- December 4, 2025
Palm Coast is standing by its recent impact fee increases, according to a letter officially responding to an Intent to Sue notice sent by Palm Coast developers.
Palm Coast received the 19-page notice on Aug. 27 requesting the city repeal its recent impact fee increases or face a lawsuit. In a one-paragraph response sent on Sept. 10, attorney Jeremiah Blocker, an attorney at Douglas Law Firm, the legal firm contracted with Palm Coast, said the city disagrees that its impact fee ordinances violated Florida law.
“The City is prepared to defend the Impact Fee Ordinances in any future lawsuit filed against the City,” wrote Blocker.
Palm Coast received the letter from attorney Daniel Webster of Daytona Beach.

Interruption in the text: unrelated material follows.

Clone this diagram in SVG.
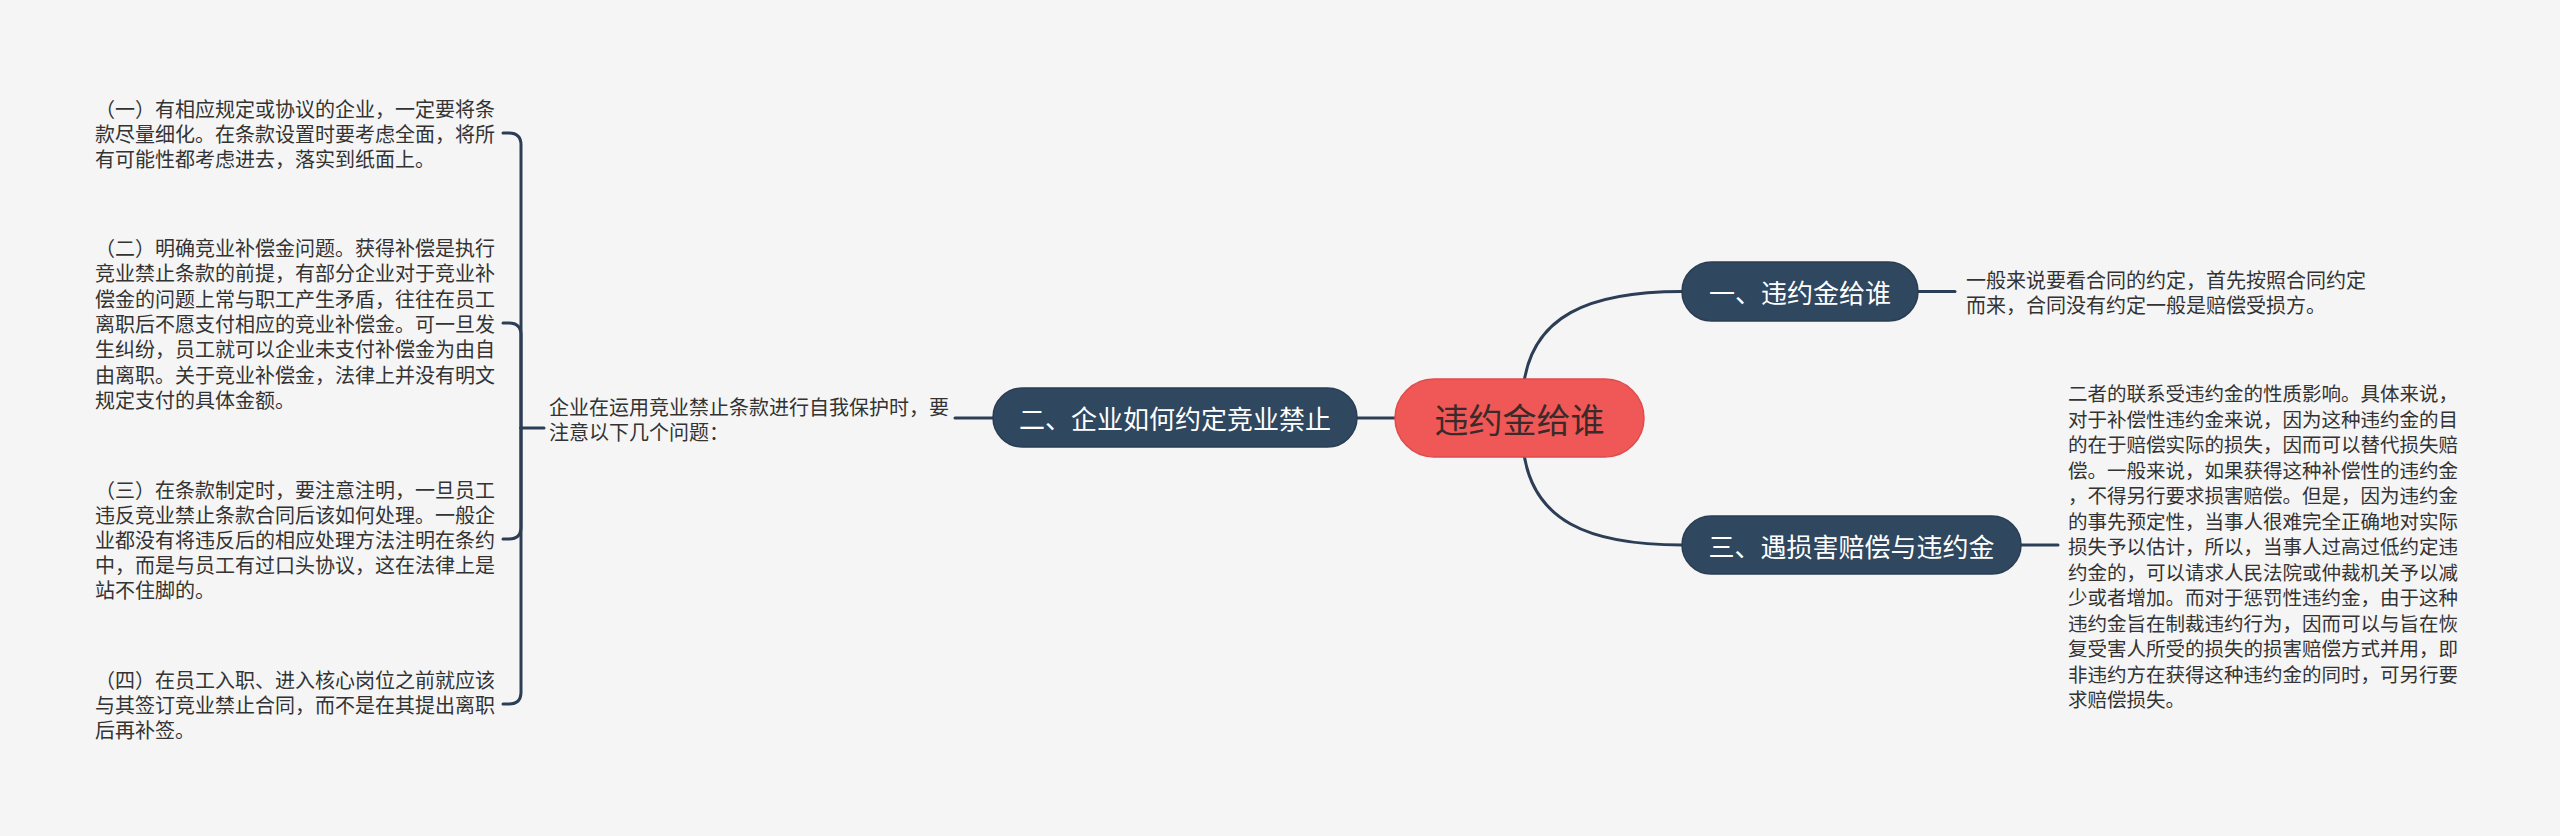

Webster is representing the Flagler Homebuilders Association and seven other businesses and individuals in the potential lawsuit.
The FHBA chose to take up legal action after the city dramatically increased its impact fees in June.
During the lengthy process reviewing the increases, the city argued the recent extreme growth and increased inflation costs over the last six years qualified as the “extraordinary circumstances” required to substantially increase impact fees. Typically, Florida state law prohibits municipalities from increasing impact fees by more than 50% of the current rate and any increase must also be phased in over a two- to four-year period and the fees can not be increased but once every four years.
Though the impact fees vary for type of development, for a single-family home, the impact fees increased by $5,881 across all three fees: impact, fire and transportation.
FHBA Executive Officer Annamaria Long, representing the group who filed the lawsuit, declined to comment on the city’s response.
On Sept. 24, an email was sent out to FHBA members from Long asking members to pay their impact fees separately from other city fees and write “under protest” on the memo section of a check payment. The email said this was on the recommendation of the FHBA’s attorney.
“Doing so will make it easier to recover funds when the suit is over and we prevail,” the email said.
The Observer is a member of the FHBA and received the email directly from the FHBA email blast.